Pour l'assureur, il aurait fallu que ce malade souscrive dès le départ au plan familial de sa conjointe. Ça lui aurait coûté seulement quelques dizaines de dollars de plus par mois.

 

Le diabétique porte sa cause en appel à la RAMQ

Il attend une réponse depuis maintenant six mois. D'autres citoyens dans la même situation ont pour leur part porté plainte au Protecteur du citoyen. Me Lucie Lavoie, adjointe, Le Protecteur du citoyen : « Ces dossiers sont actuellement sous enquête. […] On leur demandait de rembourser dans les 45 jours. C'est ce que dit la loi sur l'assurance-médicaments. Mais [rembourser] 10 000 $ en 45 jours — on a vu jusqu'à 34 000 $ —, ce n'est pas à la portée de tous, n'est-ce pas? ».

Pour le Protecteur du citoyen, il est clair qu'on n'a pas affaire ici à des fraudeurs. Le problème en cause en est un d'information. Cette situation illustre très bien, selon Me Lavoie, les difficultés qu'a la RAMQ à informer adéquatement la population. Le couple affirme qu'il n'avait jamais entendu ni vu de publicité les informant de leurs obligations.

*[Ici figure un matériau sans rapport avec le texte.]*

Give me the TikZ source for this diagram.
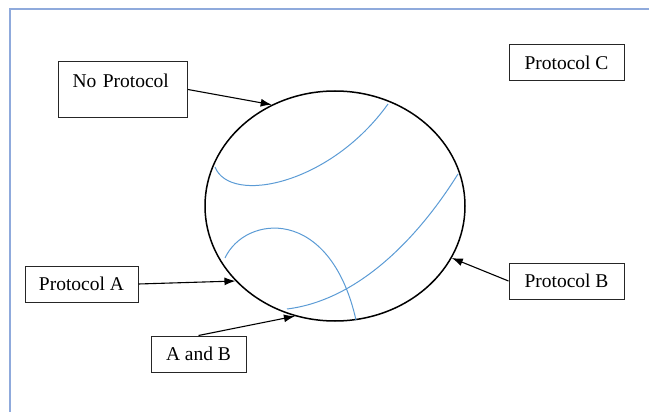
\documentclass[tikz,border=0pt]{standalone}
\usepackage{fontspec}
\setmainfont{Liberation Serif}
\usetikzlibrary{shapes.geometric,arrows.meta}
\definecolor{framecol}{RGB}{143,170,220}
\definecolor{slicecol}{RGB}{91,155,213}
\tikzstyle{protobox}=[draw=black!85, line width=1pt, minimum height=36pt, inner sep=0pt, font=\fontsize{19.5}{23}\selectfont]
\tikzset{slice/.style={color=slicecol, line width=1pt}}
\tikzset{pointer/.style={-{Latex[length=11pt,width=8pt]}, line width=1.1pt}}

\begin{document}
\begin{tikzpicture}[x=1pt,y=-1pt]
  \useasboundingbox (0,0) rectangle (649,412);
  %% Page frame
  \draw[framecol, line width=2pt] (10,412) -- (10,9) -- (649,9);

  \draw (335,206) node[ellipse, draw, line width=1.5pt, minimum width=260pt, minimum height=230pt, inner sep=0pt] (E) {};

  \draw (58,61) node[protobox, anchor=north west, text width=101pt, align=left, inner xsep=14pt, inner ysep=13pt, text height=13pt, text depth=17pt] (NP) {No Protocol};
  \draw (566.5,63) node[protobox, minimum width=115pt] (PC) {Protocol C};
  \draw (81.5,284) node[protobox, minimum width=113pt] (PA) {Protocol A};
  \draw (198.5,354) node[protobox, minimum width=95pt] (AB) {A and B};
  \draw (566.5,281) node[protobox, minimum width=115pt] (PB) {Protocol B};

  %% Regions inside the set
  \draw[slice] (215,167) .. controls (230,205) and (330,185) .. (388,104);
  \draw[slice] (458,174) .. controls (420,235) and (360,300) .. (287,309);
  \draw[slice] (225,258) .. controls (245,215) and (330,205) .. (356,320);

  \draw[pointer] (NP.east) -- (E.122);
  \draw[pointer] (PA.east) -- (E.217);
  \draw[pointer] (AB.north) -- (E.250);
  \draw[pointer] (PB.west) -- (E.336);
\end{tikzpicture}
\end{document}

Est-ce qu'il y a eu des campagnes d'information après l'entrée en vigueur du régime en 1997?

Nathalie Pitre, de la RAMQ : « Il n'y a pas eu de campagne d'information après 1997. Par contre, si vous vous rendez à la pharmacie, il existe des dépliants qui informent les gens sur les cotisations ».

Me Lucie Lavoie, du Protecteur du citoyen : « Souvent, ça prend plus qu'un dépliant, ça prend quelque chose qui est continu, ça ne prend pas seulement une information disponible dans l'organisme lui-même. Ça prend une divulgation grande et, surtout, répétée ».

Avant même la fin de son enquête, la protectrice du citoyen n'a pas hésité à intervenir. Elle a déjà fait ses recommandations à la RAMQ.

Me Lucie Lavoie : « Je pense que dans un programme universel aussi technique et aussi complexe, ça prend des campagnes d'information beaucoup plus agressives ».

 

 

Le diabétique de la région de Mirabel considère qu'il a été de bonne foi dans toute cette affaire. « Personne ne m'a dit au départ : "Tu n'y as pas droit". Personne ne m'a dit en chemin de me corriger non plus. » Ce résident de la région de Mirabel a finalement reçu une bonne nouvelle. La RAMQ l'a informé qu'elle acceptait de réduire sa dette. Au lieu des 10 700 $, il doit rembourser 1037 $, soit dix fois moins. Il valait donc la peine d'en appeler de la décision de la RAMQ.

Pendant ce temps, la conjointe de monsieur a perdu son emploi et, du même coup, son assurance-médicaments. Ce qui signifie que le couple doit maintenant s'inscrire au régime public d'assurance-médicaments, en toute légalité cette fois-ci.